Title: Poetik der Gegenstände (Poetica degli oggetti)
When: October 4 – December 6, 2025
Where: Haus der Kunst, Cantieri Culturali alla Zisa, Palermo
Dalì - Rome
Rome becomes the setting to celebrate the genius of Salvador Dalí with the exhibition Revolution and Tradition, hosted at Palazzo Cipolla from October 17, 2025, to February 1, 2026. Sixty works, including paintings, drawings, and audiovisual materials, reveal the Catalan master’s constant dialogue with art history. Dalí engages with Velázquez and Raphael, reinterprets the Renaissance, and challenges Picasso in a creative wrestling match that shaped the 20th century. The galleries transform into a visionary theater, where surrealism is not an escape but a rewriting of reality. The exhibition restores the image of a complex artist, always suspended between a desire for subversion and a nostalgia for tradition. Visitors will enter a universe where visionary madness meets the discipline of tradition.
Title: Dalí. Rivoluzione e tradizione
When: October 17, 2025 – February 1, 2026
Where: Cipolla Palace, Rome
Marc Chagall - Ferrara
In Ferrara, from October 11, 2025, to February 8, 2026, Palazzo dei Diamanti fills with the poetic atmospheres of Marc Chagall. The exhibition Chagall, Witness of His Time brings together two hundred works, including paintings, engravings, and immersive installations. There is the enchantment of lovers flying over villages, the melancholy of symbolic animals, the joy of bright colors that seem to tell of a world where memory becomes poetry. But there is also the harsh memory of the short century: persecution, exile, loss. Chagall manages to transform pain into a universal image, to speak with the same intensity of joy and tragedy. This is an exhibition that does not simply dazzle with beauty but invites reflection. Without a doubt, one of the most moving art events of the autumn.
Title: Chagall, testimone del suo tempo
When: October 11, 2025 – February 8, 2026
Where: Diamanti Palace, Ferrara
Mona Hatoum - Orani (Nuoro)
The Nivola Museum in Orani, in the heart of Sardinia, hosts Behind the Seen, a solo exhibition by Mona Hatoum. Her works, often made of barbed wire, cages, or household utensils transformed into traps, speak of fragility, identity, and geopolitical tensions. For this occasion, the artist collaborated with local artisans, creating new works that weave traditional knowledge with global languages. Walking through the galleries, visitors encounter familiar objects suddenly turned threatening, humble materials charged with political meaning. It is a path that unsettles, that invites us to rethink the boundary between intimacy and violence, between home and imprisonment. Not to be missed is Twelve Windows, which addresses themes of diaspora and exiled identity. Created in collaboration with the Lebanese association Inaash, it recreates visual and physical barriers through twelve panels of traditional Palestinian embroidery suspended in space on red laundry lines.

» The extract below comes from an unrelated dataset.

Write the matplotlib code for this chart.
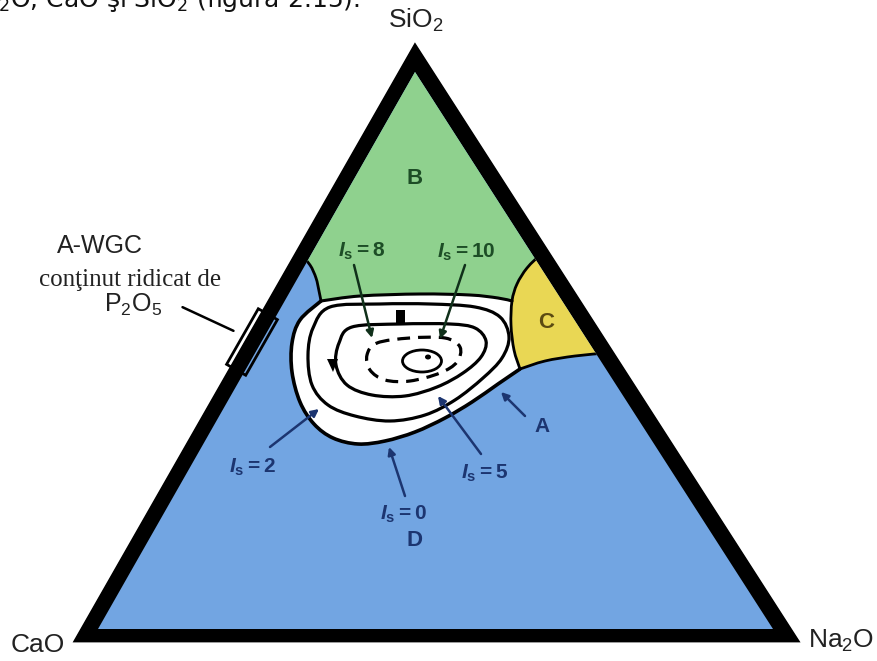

Title: Mona Hatoum. Behind the Seen
When: October 4, 2025 – March 2, 2026
Where: Nivola Museum, Orani (Nuoro)
Allison Katz - Milan
Gió Marconi Gallery hosts Foundations, an exhibition marking the return of Allison Katz to Italy. The Canadian artist, known for her layered and ironic approach, intertwines family memories, embroidery, wordplay, and visual motifs in a new body of work. Painting, bronze, and printed silk coexist in a journey that questions the very foundations of art: what does it mean to paint today? Which memories and genealogies are embedded in an artistic gesture?. Her research is intimate and universal at once, capable of turning a private detail into collective reflection. Katz’s style is both witty and refined, able to connect the intimacy of the painterly gesture with collective history. Fun fact: the exhibition also includes a series of dynamic embroideries created by Katz’s paternal grandmother, the ninety-year-old artist Edna Katz Silver.
Title: Foundations
When: October 3 – November 30, 2025
Where: Gió Marconi Gallery, Milan
Letizia Battaglia - Forlì
From October 18, 2025, to January 11, 2026, the San Domenico Civic Museum in Forlì hosts Letizia Battaglia. The Work: 1970–2020, the largest retrospective dedicated to the Palermo-born photographer. More than two hundred photographs, along with documents and footage, tell the story of a woman who turned photography into a political and poetic act, a tool of love and denunciation. Images of mafia massacres coexist with portraits of children at play, women resisting, neighborhoods surviving despite everything. Battaglia didn’t just photograph—she shouted through her camera, giving Sicily back its complexity. For this reason, the exhibition is both painful and moving, revealing beauty even where it seemed impossible to find it. Among photographic exhibitions in Italy, this is a milestone not easily forgotten.